Moreover, the Company made a full impairment provision of HK$759,934,000 (the "Impairment Provision") against its investment in Fortress Group Limited ("Fortress", a former associate of the Group) in the 2014/2015 fiscal year. The management is committed to maximising returns for its shareholders. Through several constructive negotiations, the Company entered into settlement agreements with each of PAG Asia I LP and its assignee PAGAC Fortress Holding I Limited and Sanpower. It is expected that the conclusions of the two settlement arrangements will bring approximately US$120,000,000 (approximately HK$930,000,000) to the Group, which exceeds the Impairment Provision. Such two settlement agreements are subject to the approval of the Company's shareholders.

Mr. Kam Yuen continued, "During the Reporting Period, the Group is still undergoing business strategies transformation. Whilst our healthcare services segment delivers business development as expected, our medical devices segment faces challenges. Importantly, the Group is determined to seek investment opportunities in the broad healthcare market. As such, the Company teamed up with The University of Texas at MD Anderson Cancer Center in the U.S.A. and an independent strategic investor to establish Cellenkos Inc., which focuses on umbilical cord blood derived T-regulatory cellular therapies. The Group will actively integrate its existing resources so as to improve its overall competitiveness."

Continuing Operations

Healthcare Services Segment

During the Reporting Period, healthcare services revenue increased by 2.4% year-on-year to HK$31,885,000, accounting for 26.2% of total revenue from continuing operations. Revenue generated from hospital management business and medical insurance administration business were HK$29,901,000 and HK$1,984,000, accounting for 93.8% and 6.2% of healthcare services revenue respectively.
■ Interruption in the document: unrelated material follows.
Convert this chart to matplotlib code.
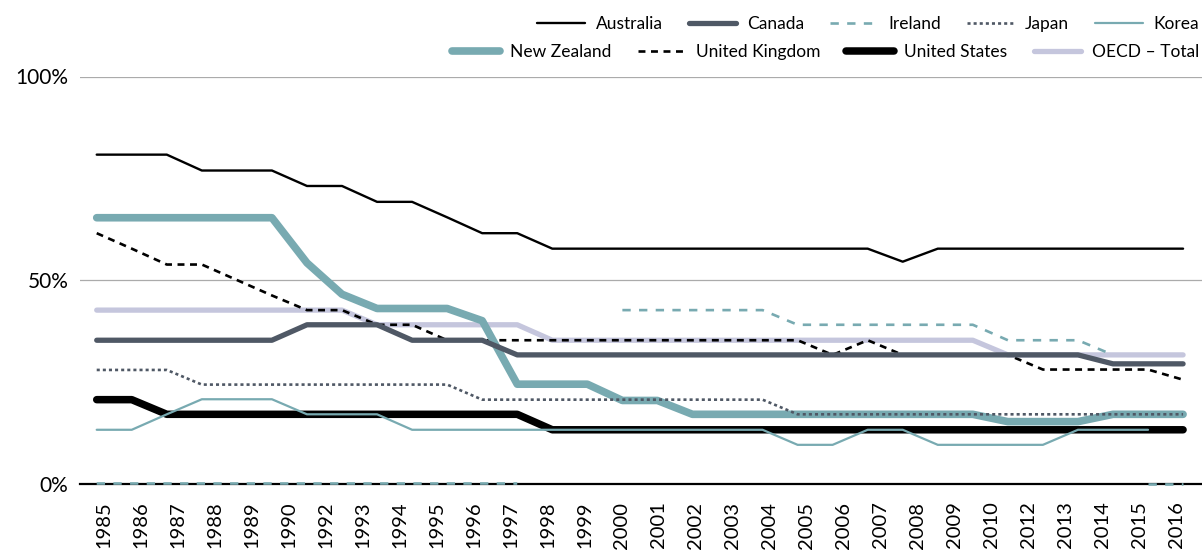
import numpy as np
import matplotlib
matplotlib.use("Agg")
import matplotlib.pyplot as plt

plt.rcParams['font.family'] = ['Lato', 'DejaVu Sans']
plt.rcParams['lines.scale_dashes'] = False

# one value per year 1985..2016 (32 points)
years = list(range(1985, 2017))
nan = np.nan

australia = [80.8, 80.8, 80.8, 76.9, 76.9, 76.9, 73.1, 73.1, 69.2, 69.2, 65.4, 61.5, 61.5,
             57.7, 57.7, 57.7, 57.7, 57.7, 57.7, 57.7, 57.7, 57.7, 57.7, 54.5,
             57.7, 57.7, 57.7, 57.7, 57.7, 57.7, 57.7, 57.7]
canada = [35.2, 35.2, 35.2, 35.2, 35.2, 35.2, 39.0, 39.0, 39.0, 35.2, 35.2, 35.2,
          31.6, 31.6, 31.6, 31.6, 31.6, 31.6, 31.6, 31.6, 31.6, 31.6, 31.6, 31.6,
          31.6, 31.6, 31.6, 31.6, 31.6, 29.4, 29.4, 29.4]
ireland = [0, 0, 0, 0, 0, 0, 0, 0, 0, 0, 0, 0, 0, nan, nan,
           42.6, 42.6, 42.6, 42.6, 42.6, 39.0, 39.0, 39.0, 39.0, 39.0, 39.0,
           35.2, 35.2, 35.2, 31.6, nan, nan]
ireland_tail = [nan] * 30 + [0, 0]
japan = [27.9, 27.9, 27.9, 24.3, 24.3, 24.3, 24.3, 24.3, 24.3, 24.3, 24.3,
         20.6, 20.6, 20.6, 20.6, 20.6, 20.6, 20.6, 20.6, 20.6,
         17.0, 17.0, 17.0, 17.0, 17.0, 17.0, 17.0, 17.0, 17.0, 17.0, 17.0, 17.0]
korea = [13.2, 13.2, 17.0, 20.7, 20.7, 20.7, 17.0, 17.0, 17.0,
         13.2, 13.2, 13.2, 13.2, 13.2, 13.2, 13.2, 13.2, 13.2, 13.2, 13.2,
         9.5, 9.5, 13.2, 13.2, 9.5, 9.5, 9.5, 9.5, 13.2, 13.2, 13.2, nan]
new_zealand = [65.3, 65.3, 65.3, 65.3, 65.3, 65.3, 54.2, 46.5, 43.0, 43.0, 43.0, 40.0,
               24.4, 24.4, 24.4, 20.4, 20.4, 17.0, 17.0, 17.0, 17.0, 17.0, 17.0, 17.0,
               17.0, 17.0, 15.2, 15.2, 15.2, 17.0, 17.0, 17.0]
united_kingdom = [61.5, 57.7, 53.8, 53.8, 50.0, 46.2, 42.6, 42.6, 39.0, 39.0,
                  35.2, 35.2, 35.2, 35.2, 35.2, 35.2, 35.2, 35.2, 35.2, 35.2, 35.2,
                  31.6, 35.2, 31.6, 31.6, 31.6, 31.6, 28.0, 28.0, 28.0, 28.0, 25.5]
united_states = [20.6, 20.6, 17.0, 17.0, 17.0, 17.0, 17.0, 17.0, 17.0, 17.0, 17.0, 17.0, 17.0,
                 13.2, 13.2, 13.2, 13.2, 13.2, 13.2, 13.2, 13.2, 13.2, 13.2, 13.2,
                 13.2, 13.2, 13.2, 13.2, 13.2, 13.2, 13.2, 13.2]
oecd_total = [42.6, 42.6, 42.6, 42.6, 42.6, 42.6, 42.6, 42.6, 39.0, 39.0, 39.0, 39.0, 39.0,
              35.2, 35.2, 35.2, 35.2, 35.2, 35.2, 35.2, 35.2, 35.2, 35.2, 35.2, 35.2, 35.2,
              31.6, 31.6, 31.6, 31.6, 31.6, 31.6]

tick_labels = ['1985', '1986', '1987', '1988', '1989', '1990', '1992', '1993', '1994', '1995',
               '1996', '1997', '1998', '1999', '2000', '2001', '2002', '2003', '2004', '2005',
               '2006', '2007', '2008', '2009', '2010', '2012', '2013', '2014', '2015', '2016']

teal = '#78aab1'
slate = '#4f5865'
lavender = '#c5c6dd'

fig = plt.figure(figsize=(12.02, 5.52), dpi=100)
ax = fig.add_axes([80 / 1202, 1 - 483.5 / 552, 1 - 80 / 1202, (483.5 - 76.5) / 552])

x = np.arange(len(years))
kw = dict(solid_capstyle='round', solid_joinstyle='round', dash_joinstyle='round')

l_oecd, = ax.plot(x, oecd_total, color=lavender, lw=3.8, zorder=3, label='OECD – Total', **kw)
l_us, = ax.plot(x, united_states, color='black', lw=5.4, zorder=4, label='United States', **kw)
l_uk, = ax.plot(x, united_kingdom, color='black', lw=1.9, dashes=(5, 4), zorder=5,
                label='United Kingdom', **kw)
l_nz, = ax.plot(x, new_zealand, color=teal, lw=5.5, zorder=6, label='New Zealand', **kw)
l_kor, = ax.plot(x, korea, color=teal, lw=1.6, zorder=7, label='Korea', **kw)
l_jap, = ax.plot(x, japan, color=slate, lw=1.9, dashes=(2.2, 2.2), zorder=8, label='Japan', **kw)
l_ire, = ax.plot(x, ireland, color=teal, lw=1.9, dashes=(6, 6), zorder=9, label='Ireland',
                 clip_on=False, **kw)
ax.plot(x, ireland_tail, color=teal, lw=1.9, dashes=(6, 6), zorder=9, clip_on=False, **kw)
l_can, = ax.plot(x, canada, color=slate, lw=3.8, zorder=10, label='Canada', **kw)
l_aus, = ax.plot(x, australia, color='black', lw=1.7, zorder=11, label='Australia', **kw)

ax.set_xlim(-0.477, 31.54)
ax.set_ylim(0, 100)
ax.set_yticks([0, 50, 100])
ax.set_yticklabels(['0%', '50%', '100%'], fontsize=15)
ax.set_xticks(np.linspace(0.2, 30.82, len(tick_labels)))
ax.set_xticklabels(tick_labels, rotation=90, fontsize=14.5)
ax.tick_params(axis='both', length=0)
ax.tick_params(axis='y', pad=8.5)
ax.tick_params(axis='x', pad=13)
ax.yaxis.grid(True, color='#ababab', lw=0.9)
ax.set_axisbelow(True)
for s in ['top', 'right', 'left']:
    ax.spines[s].set_visible(False)
ax.spines['bottom'].set_linewidth(1.6)
ax.spines['bottom'].set_color('black')

leg_kw = dict(frameon=False, fontsize=12.5, handlelength=2.75, handletextpad=0.6,
              columnspacing=1.5, borderpad=0, borderaxespad=0, loc='center right')
fig.legend(handles=[l_aus, l_can, l_ire, l_jap, l_kor], ncol=5,
           bbox_to_anchor=(1199 / 1202, 1 - 24 / 552), **leg_kw)
fig.legend(handles=[l_nz, l_uk, l_us, l_oecd], ncol=4,
           bbox_to_anchor=(1199 / 1202, 1 - 52 / 552), **leg_kw)

fig.savefig('out.png', dpi=100)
Hospital Management Business. Beijing Qinghe Hospital ("Qinghe Hospital") obtained its license in late 2015, and Beijing Sunbow Obstetrics & Gynecology Hospital ("Sunbow O&G Hospital") was officially opened in October 2016. Over the years, leveraging on its well-known brand and sound reputation, Shanghai East International Medical Center ("SEIMC") had achieved a steady development and provided premium healthcare services to the affluent people in Shanghai and the surrounding neighbourhoods. During the Reporting Period, SEIMC made revenue growth contribution to the hospital management business. The management believes the revenue, profit and cash flow of Qinghe Hospital will improve progressively once it is fully operational.
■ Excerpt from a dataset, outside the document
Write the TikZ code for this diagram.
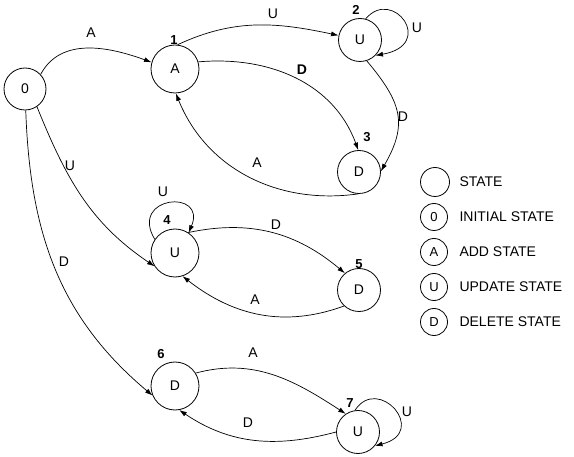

Medical Insurance Administration Business. The Group's self-developed claim administration system continues to gain recognition and accreditation by the market and end users. This has helped the Group in building a sound reputation in the insurance sector while expanding its sales channels. The management expects that the Group will explore more collaboration opportunities with insurance companies while its self-developed claim administration system obtained broader recognition. As a result, the Group will enhance its operational efficiency as well as its profitability.

Medical Devices Segment

Medical devices revenue decreased by 24.8% year-on-year to HK$87,615,000, accounting for 72.0% of total revenue from continuing operations. The decrease was mainly attributable to the increasing competition in the medical devices market. The Group proactively adjusted its marketing strategy and lowered its Autologous Blood Recovery System selling price in order to cushion the decrease in the sales of medical device consumables.